- **Provided information**:
-------

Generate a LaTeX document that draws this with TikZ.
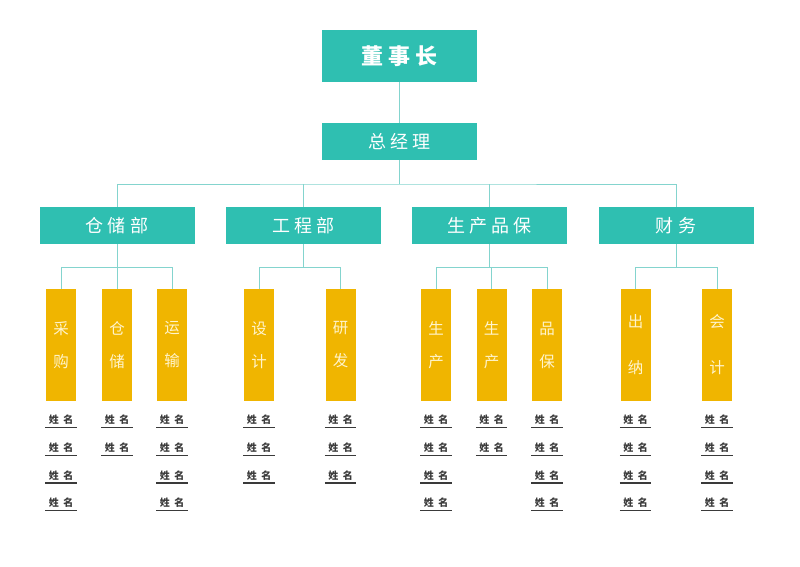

-------

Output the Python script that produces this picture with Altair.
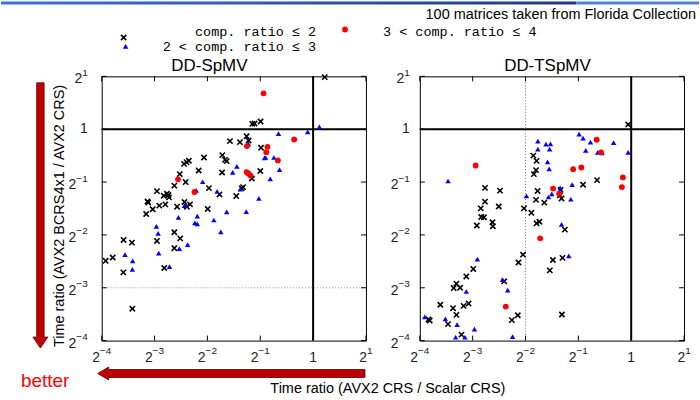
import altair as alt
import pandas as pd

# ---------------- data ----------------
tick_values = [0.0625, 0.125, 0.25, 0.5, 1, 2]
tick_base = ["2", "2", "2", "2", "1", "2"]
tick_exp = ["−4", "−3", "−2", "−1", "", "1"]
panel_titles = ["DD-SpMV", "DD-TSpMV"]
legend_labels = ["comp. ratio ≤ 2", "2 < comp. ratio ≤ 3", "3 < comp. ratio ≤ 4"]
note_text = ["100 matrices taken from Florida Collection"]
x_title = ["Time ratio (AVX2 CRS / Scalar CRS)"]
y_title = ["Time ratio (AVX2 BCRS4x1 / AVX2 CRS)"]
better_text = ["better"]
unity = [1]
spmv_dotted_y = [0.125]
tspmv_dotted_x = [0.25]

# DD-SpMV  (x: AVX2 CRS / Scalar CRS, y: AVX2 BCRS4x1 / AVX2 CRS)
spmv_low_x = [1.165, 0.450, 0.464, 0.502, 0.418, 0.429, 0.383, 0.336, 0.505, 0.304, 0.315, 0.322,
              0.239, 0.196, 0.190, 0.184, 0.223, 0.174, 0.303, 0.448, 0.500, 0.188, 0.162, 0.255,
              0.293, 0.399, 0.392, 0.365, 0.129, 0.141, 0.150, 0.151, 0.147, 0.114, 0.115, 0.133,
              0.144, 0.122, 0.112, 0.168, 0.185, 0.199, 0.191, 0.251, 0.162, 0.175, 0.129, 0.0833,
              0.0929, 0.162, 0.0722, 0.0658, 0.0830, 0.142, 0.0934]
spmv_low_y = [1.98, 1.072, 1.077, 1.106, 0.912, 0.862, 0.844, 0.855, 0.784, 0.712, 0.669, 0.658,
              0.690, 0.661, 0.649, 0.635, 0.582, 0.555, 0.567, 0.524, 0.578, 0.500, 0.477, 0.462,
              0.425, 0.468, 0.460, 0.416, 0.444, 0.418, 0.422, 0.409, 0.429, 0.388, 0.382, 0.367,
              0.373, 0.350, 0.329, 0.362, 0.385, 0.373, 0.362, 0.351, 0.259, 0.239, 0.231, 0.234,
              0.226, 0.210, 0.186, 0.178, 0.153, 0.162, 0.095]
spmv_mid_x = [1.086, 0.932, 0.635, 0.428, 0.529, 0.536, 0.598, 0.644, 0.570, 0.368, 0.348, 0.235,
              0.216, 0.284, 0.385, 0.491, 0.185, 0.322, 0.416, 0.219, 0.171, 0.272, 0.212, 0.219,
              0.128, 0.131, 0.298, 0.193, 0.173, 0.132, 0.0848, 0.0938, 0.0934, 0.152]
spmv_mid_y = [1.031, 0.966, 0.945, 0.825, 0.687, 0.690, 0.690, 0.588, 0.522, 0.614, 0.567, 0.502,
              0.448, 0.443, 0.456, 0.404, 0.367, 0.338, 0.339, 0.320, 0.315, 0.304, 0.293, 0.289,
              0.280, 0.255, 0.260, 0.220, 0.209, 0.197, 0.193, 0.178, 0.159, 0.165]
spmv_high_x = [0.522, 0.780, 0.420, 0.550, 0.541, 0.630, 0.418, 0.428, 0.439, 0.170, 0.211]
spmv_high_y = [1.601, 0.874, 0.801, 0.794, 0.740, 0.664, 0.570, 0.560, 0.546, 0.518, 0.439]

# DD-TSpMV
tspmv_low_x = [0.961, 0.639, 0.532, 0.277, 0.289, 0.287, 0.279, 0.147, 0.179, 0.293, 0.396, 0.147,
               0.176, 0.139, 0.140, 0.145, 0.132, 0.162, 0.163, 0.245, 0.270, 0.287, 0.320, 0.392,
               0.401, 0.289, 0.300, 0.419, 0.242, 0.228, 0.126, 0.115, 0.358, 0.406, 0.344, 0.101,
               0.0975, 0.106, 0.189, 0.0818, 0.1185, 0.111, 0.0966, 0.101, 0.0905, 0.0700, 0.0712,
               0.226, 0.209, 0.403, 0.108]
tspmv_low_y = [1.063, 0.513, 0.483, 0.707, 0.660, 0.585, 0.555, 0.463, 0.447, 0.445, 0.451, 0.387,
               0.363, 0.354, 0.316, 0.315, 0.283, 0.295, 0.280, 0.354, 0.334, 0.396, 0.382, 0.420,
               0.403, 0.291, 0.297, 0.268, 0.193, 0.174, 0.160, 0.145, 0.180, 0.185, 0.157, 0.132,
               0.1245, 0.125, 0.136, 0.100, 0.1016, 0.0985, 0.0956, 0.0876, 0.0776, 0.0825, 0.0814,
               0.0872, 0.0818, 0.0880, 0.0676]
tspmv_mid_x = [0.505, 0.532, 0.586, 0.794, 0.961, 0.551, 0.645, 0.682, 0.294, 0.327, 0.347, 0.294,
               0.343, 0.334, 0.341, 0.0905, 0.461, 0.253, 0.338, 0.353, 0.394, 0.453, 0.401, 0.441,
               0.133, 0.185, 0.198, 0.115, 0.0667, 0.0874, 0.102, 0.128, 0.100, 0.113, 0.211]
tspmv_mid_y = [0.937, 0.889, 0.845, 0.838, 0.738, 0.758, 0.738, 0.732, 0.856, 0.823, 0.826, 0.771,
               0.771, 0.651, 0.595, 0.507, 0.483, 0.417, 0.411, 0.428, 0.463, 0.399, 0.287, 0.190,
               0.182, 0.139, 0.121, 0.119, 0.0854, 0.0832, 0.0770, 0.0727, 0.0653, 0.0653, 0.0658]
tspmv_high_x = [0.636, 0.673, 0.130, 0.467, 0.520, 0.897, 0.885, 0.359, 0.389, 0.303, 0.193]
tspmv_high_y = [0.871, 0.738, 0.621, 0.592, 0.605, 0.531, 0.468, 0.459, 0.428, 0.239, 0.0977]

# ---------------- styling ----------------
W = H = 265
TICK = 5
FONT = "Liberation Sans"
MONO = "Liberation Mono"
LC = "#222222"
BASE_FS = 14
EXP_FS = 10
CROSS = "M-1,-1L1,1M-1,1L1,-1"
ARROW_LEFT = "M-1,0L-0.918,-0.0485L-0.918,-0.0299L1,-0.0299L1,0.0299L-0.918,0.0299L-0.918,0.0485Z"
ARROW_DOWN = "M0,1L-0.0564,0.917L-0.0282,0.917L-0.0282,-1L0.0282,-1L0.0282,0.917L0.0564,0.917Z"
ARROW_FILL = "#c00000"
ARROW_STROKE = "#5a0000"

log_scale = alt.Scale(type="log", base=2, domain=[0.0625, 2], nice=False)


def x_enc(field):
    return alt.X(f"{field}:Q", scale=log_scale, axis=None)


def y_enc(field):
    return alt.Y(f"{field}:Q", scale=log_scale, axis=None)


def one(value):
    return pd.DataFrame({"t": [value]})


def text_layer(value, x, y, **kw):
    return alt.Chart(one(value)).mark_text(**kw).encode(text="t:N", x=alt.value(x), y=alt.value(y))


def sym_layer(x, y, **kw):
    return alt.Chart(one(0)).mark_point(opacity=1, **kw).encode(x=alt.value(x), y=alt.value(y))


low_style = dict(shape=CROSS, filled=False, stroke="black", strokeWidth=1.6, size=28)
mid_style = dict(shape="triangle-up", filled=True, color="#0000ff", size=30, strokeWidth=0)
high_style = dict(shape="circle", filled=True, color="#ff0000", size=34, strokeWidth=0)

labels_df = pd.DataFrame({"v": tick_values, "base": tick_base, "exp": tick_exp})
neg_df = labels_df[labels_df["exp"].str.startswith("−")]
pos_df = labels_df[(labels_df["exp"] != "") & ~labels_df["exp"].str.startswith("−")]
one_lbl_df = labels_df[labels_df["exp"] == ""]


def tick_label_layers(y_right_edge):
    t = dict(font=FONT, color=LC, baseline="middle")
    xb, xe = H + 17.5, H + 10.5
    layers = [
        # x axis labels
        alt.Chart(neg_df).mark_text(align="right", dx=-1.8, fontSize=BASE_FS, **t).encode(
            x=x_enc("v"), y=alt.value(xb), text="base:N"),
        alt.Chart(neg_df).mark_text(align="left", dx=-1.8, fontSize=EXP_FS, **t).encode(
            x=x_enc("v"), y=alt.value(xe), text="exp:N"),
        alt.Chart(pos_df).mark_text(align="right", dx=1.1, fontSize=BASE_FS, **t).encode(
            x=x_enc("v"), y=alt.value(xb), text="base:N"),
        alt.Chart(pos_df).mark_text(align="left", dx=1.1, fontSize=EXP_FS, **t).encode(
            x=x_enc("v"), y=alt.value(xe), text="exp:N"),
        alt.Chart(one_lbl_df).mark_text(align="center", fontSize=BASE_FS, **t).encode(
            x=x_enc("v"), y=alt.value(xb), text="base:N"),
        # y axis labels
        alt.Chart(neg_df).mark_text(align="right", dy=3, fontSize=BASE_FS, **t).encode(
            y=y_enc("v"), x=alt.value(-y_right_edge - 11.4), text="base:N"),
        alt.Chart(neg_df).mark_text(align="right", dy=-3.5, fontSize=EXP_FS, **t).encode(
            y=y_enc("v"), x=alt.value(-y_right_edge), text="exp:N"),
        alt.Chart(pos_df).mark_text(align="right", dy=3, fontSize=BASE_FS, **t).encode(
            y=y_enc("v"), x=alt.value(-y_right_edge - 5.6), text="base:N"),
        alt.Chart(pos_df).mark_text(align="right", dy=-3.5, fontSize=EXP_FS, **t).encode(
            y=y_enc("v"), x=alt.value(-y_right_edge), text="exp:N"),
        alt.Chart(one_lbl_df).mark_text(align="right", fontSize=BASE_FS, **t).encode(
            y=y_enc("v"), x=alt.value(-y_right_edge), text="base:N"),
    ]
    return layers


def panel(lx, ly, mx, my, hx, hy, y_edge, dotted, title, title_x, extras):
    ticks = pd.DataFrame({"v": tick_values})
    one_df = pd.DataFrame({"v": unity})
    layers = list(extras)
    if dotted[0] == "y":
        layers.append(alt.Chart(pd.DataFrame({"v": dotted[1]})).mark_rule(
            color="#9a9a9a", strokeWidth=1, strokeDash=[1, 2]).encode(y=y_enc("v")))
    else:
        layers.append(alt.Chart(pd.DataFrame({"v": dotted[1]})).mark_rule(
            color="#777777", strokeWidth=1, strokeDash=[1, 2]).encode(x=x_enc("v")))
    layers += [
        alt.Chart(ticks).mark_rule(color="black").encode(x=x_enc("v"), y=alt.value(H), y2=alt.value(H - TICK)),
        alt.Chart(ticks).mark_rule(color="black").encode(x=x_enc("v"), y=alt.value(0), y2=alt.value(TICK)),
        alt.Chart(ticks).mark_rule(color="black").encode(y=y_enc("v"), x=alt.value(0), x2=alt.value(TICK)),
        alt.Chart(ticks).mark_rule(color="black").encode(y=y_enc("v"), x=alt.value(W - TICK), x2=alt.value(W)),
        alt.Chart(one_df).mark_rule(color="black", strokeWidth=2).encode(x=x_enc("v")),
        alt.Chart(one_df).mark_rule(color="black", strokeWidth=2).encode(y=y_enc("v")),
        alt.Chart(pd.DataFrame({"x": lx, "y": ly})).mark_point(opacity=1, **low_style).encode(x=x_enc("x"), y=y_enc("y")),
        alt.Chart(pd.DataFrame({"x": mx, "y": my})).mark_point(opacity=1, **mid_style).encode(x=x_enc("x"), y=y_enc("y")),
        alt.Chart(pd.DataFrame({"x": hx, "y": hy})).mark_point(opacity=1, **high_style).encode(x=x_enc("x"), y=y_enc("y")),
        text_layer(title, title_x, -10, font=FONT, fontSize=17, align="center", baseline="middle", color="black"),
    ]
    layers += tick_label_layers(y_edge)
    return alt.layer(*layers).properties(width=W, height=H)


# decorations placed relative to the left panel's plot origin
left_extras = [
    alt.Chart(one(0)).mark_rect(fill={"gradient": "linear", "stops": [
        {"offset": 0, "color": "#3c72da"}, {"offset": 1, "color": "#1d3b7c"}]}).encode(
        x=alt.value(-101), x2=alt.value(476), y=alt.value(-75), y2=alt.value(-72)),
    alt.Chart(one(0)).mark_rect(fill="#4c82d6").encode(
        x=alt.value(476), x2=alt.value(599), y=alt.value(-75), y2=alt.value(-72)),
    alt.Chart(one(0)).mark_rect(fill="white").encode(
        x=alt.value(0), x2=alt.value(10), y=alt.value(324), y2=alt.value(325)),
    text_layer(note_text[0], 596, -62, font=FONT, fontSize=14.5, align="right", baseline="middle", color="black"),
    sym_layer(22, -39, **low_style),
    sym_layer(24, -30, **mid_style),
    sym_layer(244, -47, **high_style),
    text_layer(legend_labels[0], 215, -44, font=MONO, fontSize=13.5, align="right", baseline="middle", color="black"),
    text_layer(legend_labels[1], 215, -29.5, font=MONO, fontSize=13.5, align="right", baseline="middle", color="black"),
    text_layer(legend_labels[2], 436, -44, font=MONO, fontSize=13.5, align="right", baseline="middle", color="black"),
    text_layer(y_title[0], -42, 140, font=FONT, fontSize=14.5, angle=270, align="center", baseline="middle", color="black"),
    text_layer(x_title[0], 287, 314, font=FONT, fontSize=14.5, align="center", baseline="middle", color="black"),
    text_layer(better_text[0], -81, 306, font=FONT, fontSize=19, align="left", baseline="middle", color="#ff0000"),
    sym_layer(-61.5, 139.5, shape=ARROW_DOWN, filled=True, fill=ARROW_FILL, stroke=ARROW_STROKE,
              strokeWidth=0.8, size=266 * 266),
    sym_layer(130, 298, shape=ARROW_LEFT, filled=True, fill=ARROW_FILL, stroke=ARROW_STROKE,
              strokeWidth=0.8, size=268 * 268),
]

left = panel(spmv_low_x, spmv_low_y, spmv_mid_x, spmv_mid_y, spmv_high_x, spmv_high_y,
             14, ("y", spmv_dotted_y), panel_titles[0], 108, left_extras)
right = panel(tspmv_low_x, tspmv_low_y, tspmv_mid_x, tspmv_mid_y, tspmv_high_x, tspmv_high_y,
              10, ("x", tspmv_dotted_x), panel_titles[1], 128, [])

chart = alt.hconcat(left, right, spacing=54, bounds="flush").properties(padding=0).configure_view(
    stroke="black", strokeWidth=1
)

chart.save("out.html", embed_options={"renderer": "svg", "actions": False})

-------

- **Direction**: Work out how many lines of the listing above include "that". Answer with the number and nothing more.

- **Task answer**: 2